Recombination in and around the histone locus. A. Integrative Genomics Viewer plot of the regions flanking the histone locus. Values between double headed arrows under the x-axis indicate the r2 measure of linkage disequilibrium between the variants spanned by the arrows. Coordinates are with respect to the histone locus, with negative values indicating the distal flank and positive values indicating the proximal flank. H1 and H2 each represent haplotypes present in all but 2 strains. ZI170 and ZI220 possess their own private combinations of variants from H1 and H2 haplotypes and are the only representatives of their respective haplotypes.

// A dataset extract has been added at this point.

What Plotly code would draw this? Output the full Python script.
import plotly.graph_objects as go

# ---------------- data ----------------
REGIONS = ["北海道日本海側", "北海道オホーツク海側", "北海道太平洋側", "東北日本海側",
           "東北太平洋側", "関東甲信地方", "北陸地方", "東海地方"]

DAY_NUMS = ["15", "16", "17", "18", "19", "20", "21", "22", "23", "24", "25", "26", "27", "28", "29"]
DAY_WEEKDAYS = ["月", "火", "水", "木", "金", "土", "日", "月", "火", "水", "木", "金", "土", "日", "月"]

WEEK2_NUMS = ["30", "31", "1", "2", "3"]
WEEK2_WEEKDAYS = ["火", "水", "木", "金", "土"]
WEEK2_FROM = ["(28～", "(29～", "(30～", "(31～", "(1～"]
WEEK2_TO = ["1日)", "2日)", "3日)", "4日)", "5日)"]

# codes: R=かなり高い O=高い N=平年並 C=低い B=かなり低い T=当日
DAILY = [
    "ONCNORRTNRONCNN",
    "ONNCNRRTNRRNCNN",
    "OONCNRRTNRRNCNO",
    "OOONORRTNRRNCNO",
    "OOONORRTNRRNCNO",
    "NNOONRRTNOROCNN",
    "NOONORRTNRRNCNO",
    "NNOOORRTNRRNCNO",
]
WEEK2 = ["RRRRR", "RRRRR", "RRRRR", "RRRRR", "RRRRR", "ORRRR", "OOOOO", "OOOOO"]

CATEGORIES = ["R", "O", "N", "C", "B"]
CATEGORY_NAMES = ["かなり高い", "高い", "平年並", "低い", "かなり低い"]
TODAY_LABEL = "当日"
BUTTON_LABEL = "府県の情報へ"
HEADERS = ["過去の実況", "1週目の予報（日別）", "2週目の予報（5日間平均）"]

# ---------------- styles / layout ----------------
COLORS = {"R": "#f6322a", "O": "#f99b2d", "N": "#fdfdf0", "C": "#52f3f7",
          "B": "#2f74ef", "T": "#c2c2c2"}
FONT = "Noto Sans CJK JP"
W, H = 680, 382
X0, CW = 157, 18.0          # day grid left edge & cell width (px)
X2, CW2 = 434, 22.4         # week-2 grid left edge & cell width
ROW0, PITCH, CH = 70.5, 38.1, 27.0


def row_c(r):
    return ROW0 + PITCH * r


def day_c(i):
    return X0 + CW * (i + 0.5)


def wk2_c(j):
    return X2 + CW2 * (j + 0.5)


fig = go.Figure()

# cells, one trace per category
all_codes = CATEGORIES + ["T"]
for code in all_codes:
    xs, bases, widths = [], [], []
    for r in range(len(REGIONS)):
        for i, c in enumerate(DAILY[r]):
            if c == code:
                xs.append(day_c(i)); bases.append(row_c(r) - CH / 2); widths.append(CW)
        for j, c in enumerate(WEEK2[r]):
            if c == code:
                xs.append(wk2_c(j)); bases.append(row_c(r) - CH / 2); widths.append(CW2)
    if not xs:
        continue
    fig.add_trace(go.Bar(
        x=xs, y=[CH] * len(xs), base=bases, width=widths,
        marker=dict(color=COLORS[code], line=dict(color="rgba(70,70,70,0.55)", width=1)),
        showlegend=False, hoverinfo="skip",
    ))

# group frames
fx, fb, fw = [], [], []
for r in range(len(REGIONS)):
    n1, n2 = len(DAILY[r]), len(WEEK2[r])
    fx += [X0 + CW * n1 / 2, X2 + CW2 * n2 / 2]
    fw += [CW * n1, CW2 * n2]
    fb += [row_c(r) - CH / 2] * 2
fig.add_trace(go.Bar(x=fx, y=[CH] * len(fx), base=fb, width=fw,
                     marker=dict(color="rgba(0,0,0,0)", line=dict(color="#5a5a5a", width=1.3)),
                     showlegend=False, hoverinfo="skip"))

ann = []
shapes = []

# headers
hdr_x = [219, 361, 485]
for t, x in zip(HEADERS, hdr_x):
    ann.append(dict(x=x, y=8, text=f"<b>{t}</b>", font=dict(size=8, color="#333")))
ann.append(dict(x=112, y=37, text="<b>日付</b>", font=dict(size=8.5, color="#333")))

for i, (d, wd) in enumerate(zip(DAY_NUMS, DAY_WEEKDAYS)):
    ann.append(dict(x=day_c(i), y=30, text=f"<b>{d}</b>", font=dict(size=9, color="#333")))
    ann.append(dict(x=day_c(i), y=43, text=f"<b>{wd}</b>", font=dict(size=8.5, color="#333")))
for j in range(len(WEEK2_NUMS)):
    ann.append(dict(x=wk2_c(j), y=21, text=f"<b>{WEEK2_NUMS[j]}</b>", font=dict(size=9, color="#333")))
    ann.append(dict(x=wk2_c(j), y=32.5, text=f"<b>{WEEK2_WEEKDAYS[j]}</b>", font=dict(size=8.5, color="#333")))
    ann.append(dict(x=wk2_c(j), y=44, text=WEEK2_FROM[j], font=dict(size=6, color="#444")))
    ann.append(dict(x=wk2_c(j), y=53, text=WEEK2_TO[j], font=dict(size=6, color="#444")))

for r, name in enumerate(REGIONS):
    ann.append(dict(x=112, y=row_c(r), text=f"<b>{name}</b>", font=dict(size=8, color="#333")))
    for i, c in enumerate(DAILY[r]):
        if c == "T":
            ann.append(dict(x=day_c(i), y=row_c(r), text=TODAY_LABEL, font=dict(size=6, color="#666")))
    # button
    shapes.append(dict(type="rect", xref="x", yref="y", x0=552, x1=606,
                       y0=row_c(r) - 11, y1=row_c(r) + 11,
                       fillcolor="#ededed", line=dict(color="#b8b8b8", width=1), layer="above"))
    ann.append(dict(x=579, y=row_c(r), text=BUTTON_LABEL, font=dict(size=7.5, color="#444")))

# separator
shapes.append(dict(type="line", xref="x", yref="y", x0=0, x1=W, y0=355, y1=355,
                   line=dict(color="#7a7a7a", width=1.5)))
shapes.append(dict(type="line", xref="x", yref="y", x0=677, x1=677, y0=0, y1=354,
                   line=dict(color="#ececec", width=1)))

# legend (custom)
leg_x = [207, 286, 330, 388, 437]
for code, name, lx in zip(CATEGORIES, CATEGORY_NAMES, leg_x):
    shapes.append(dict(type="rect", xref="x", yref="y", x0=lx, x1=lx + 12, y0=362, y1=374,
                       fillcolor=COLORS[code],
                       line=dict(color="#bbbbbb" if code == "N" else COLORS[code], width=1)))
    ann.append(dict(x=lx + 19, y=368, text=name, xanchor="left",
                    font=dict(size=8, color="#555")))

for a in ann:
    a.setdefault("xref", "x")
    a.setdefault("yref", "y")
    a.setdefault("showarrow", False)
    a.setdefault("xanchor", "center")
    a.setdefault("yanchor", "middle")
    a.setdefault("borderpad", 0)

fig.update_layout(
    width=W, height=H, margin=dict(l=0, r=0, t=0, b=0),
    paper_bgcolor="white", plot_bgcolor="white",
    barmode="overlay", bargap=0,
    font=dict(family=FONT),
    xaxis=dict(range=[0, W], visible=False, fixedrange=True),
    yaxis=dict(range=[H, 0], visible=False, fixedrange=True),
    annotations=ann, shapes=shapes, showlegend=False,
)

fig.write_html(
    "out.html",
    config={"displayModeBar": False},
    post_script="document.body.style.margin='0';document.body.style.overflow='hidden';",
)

B. Matrix of r2 between 4 50kb segments (S1-S4) around the histone locus. Each segment is fixed in physical size. Since only variants are plotted, the plotted size scales with the number of variants in the segment. Each segment is separated by a size determined by the length of the histone cluster in iso-1 ( 600kb). Colored boxes correspond to expansions in panels C-E. Bottom: Schematic representation of chromosome 2L and the location of the histone locus with respect to the segments and to the annotated boundaries of the heterochromatin. C. Expanded view of pairwise LD for 50kb regions flanking a control locus spanning 22.19Mb-22.79Mb (i.e., S3 and S4). D. Expanded view of pairwise LD for 50kb regions flanking the histone locus spanning 21.55Mb-22.14Mb (i.e., S2 and S2). E. Expanded view of pairwise LD for 50kb regions flanking a control locus spanning 20.9Mb-21.5Mb (i.e., S1 and S2).

Fig.6 :

Maps of euchromatic and heterochromatic Stellate clusters. A. Schematic illustration of the location of the Stellate clusters relative to the rest of the X chromosome. B. Overview of the structure of the euchromatic Stellate locus. The numbers on the top represent full length Stellate sequences in the tandem array. C. Overview of the structure of the heterochromatic Stellate locus. Type 1 and Type 2 loci are marked by labels on the top in iso-1. The numbers on the bottom represent full length Stellate sequences in the particular locus. The skin color parallelograms represent syntenic sequences (drawn by eye). Purple half rectangles represent the 200 kb tandem segmental duplicates harboring some of Type 1 loci.